What Happens at the Doctor’s Office

A doctor evaluating you for possible diverticulitis will start with a physical exam: checking your temperature, pressing on your abdomen to find areas of tenderness or masses, listening to your gut sounds with a stethoscope, and possibly performing a digital rectal exam. They’ll ask about when the pain started, where exactly it hurts, and whether you’ve had fever or bowel changes.

Blood tests come next. Your doctor will look at your white blood cell count and a marker called C-reactive protein (CRP), both of which rise with inflammation and infection.

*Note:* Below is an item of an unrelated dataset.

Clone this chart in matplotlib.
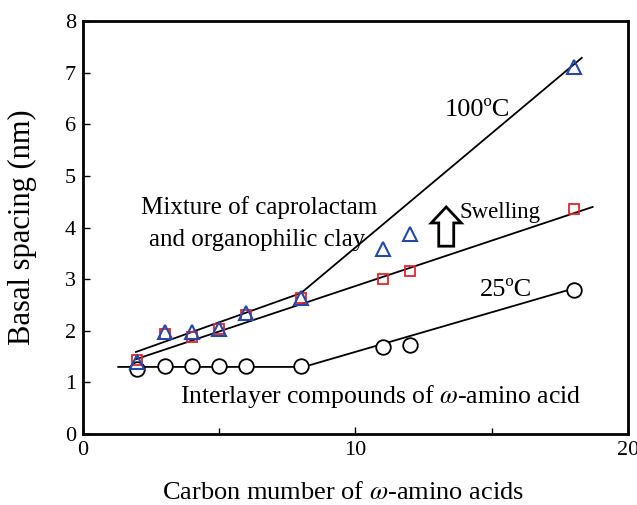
#!/usr/bin/env python3
"""Basal spacing vs carbon number of omega-amino acids."""
import matplotlib
matplotlib.use("Agg")
import matplotlib.pyplot as plt
from matplotlib.patches import FancyArrow
from matplotlib.ticker import MultipleLocator

plt.rcParams['font.family'] = ['Liberation Serif', 'DejaVu Serif']
plt.rcParams['mathtext.fontset'] = 'stix'

# data
carbon_25 = [2, 3, 4, 5, 6, 8, 11, 12, 18]
spacing_25 = [1.26, 1.32, 1.32, 1.32, 1.32, 1.32, 1.69, 1.72, 2.79]

carbon_mix = [2, 3, 4, 5, 6, 8, 11, 12, 18]
spacing_mix = [1.43, 1.94, 1.88, 2.03, 2.30, 2.63, 3.00, 3.16, 4.36]

carbon_100 = [2, 3, 4, 5, 6, 8, 11, 12, 18]
spacing_100 = [1.40, 1.97, 1.98, 2.03, 2.35, 2.63, 3.58, 3.88, 7.11]

# guide lines (vertices)
line_25_x = [1.3, 8.1, 18.0]
line_25_y = [1.30, 1.30, 2.82]
line_mix_x = [1.95, 18.7]
line_mix_y = [1.45, 4.40]
line_100_x = [1.95, 8.0, 18.3]
line_100_y = [1.59, 2.73, 7.29]

fig = plt.figure(figsize=(6.37, 5.05), dpi=100)
ax = fig.add_axes([0.130, 0.1406, 0.856, 0.8174])

ax.plot(line_25_x, line_25_y, color='black', lw=1.3, zorder=2)
ax.plot(line_mix_x, line_mix_y, color='black', lw=1.3, zorder=2)
ax.plot(line_100_x, line_100_y, color='black', lw=1.3, zorder=2)

ax.plot(carbon_25, spacing_25, 'o', ms=10.5, mfc='white', mec='black', mew=1.3, zorder=3)
ax.plot(carbon_mix, spacing_mix, 's', ms=7, mfc='none', mec='#e0262b', mew=1.3, zorder=3)
ax.plot(carbon_100, spacing_100, '^', ms=10.5, mfc='none', mec='#2448a8', mew=1.5, zorder=4)

ax.set_xlim(0, 20)
ax.set_ylim(0, 8)
ax.xaxis.set_major_locator(MultipleLocator(10))
ax.xaxis.set_minor_locator(MultipleLocator(5))
ax.yaxis.set_major_locator(MultipleLocator(1))
ax.tick_params(which='both', direction='in', top=False, right=False, labelsize=16, pad=5)
ax.tick_params(which='major', length=5, width=1)
ax.tick_params(which='minor', length=4, width=1)
for sp in ax.spines.values():
    sp.set_linewidth(2)

ax.set_xlabel(r'Carbon mumber of $\omega$-amino acids', fontsize=19, va='center')
ax.xaxis.set_label_coords(0.477, -0.143)
ax.set_ylabel('Basal spacing (nm)', fontsize=22, va='center')
ax.yaxis.set_label_coords(-0.110, 0.5)

ax.text(14.46, 6.28, '100ºC', fontsize=19, ha='center', va='center')
ax.text(6.48, 4.38, 'Mixture of caprolactam', fontsize=18, ha='center', va='center')
ax.text(6.38, 3.76, 'and organophilic clay', fontsize=18, ha='center', va='center')
ax.text(13.8, 4.30, 'Swelling', fontsize=16.5, ha='left', va='center')
ax.text(15.53, 2.79, '25ºC', fontsize=19, ha='center', va='center')
ax.text(10.92, 0.72, r'Interlayer compounds of $\omega$-amino acid', fontsize=18.5,
        ha='center', va='center')

ax.add_patch(FancyArrow(13.33, 3.64, 0, 0.76, width=0.55, head_width=1.1,
                        head_length=0.31, length_includes_head=True,
                        fc='white', ec='black', lw=2, zorder=3))

fig.savefig('out.png', dpi=100)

It’s worth noting that white blood cell counts come back normal in nearly half of diverticulitis cases, so a normal result doesn’t rule it out. CRP tends to be a more sensitive indicator. If your doctor suspects perforation or a more complicated case, very high CRP levels (above 200 mg/L) raise that concern. A urinalysis and pregnancy test may also be ordered to rule out other causes.

Why a CT Scan Is Usually Needed

A CT scan of the abdomen and pelvis with contrast dye is the standard diagnostic tool. It can confirm inflamed diverticula, show how severe the episode is, reveal complications like abscesses or perforations, and help distinguish diverticulitis from conditions that look similar. Major medical guidelines recommend it as the first imaging step for suspected cases, and it has a sensitivity around 94% and specificity around 99%, meaning it catches nearly all true cases and rarely returns a false positive.

You typically won’t need a colonoscopy during an acute flare. In fact, it’s usually avoided because the colon is inflamed and more vulnerable to injury. Your doctor may recommend a colonoscopy weeks after you’ve recovered, particularly if it’s your first episode, to rule out colon cancer or other structural problems that can look like diverticulitis on a CT scan.

Symptoms That Need Urgent Attention

Most diverticulitis episodes are uncomplicated, meaning the inflammation responds to rest and antibiotics without surgery. But some cases involve serious complications that need emergency care. Seek immediate medical attention if you experience severe, worsening abdominal pain that doesn’t ease with position changes, a high fever (above 102°F), significant rectal bleeding, persistent vomiting that prevents you from keeping fluids down, or an abdomen that becomes rigid and extremely tender to any touch. These can signal a perforation (a hole in the colon wall), an abscess, or a blockage, all of which may require hospital admission or surgery.

Constant, unexplained abdominal pain paired with fever and notable stool changes warrants medical evaluation even if the symptoms don’t feel like an emergency. Diverticulitis that goes untreated can progress from a simple inflammation to a complicated one, and early treatment makes a significant difference in outcomes.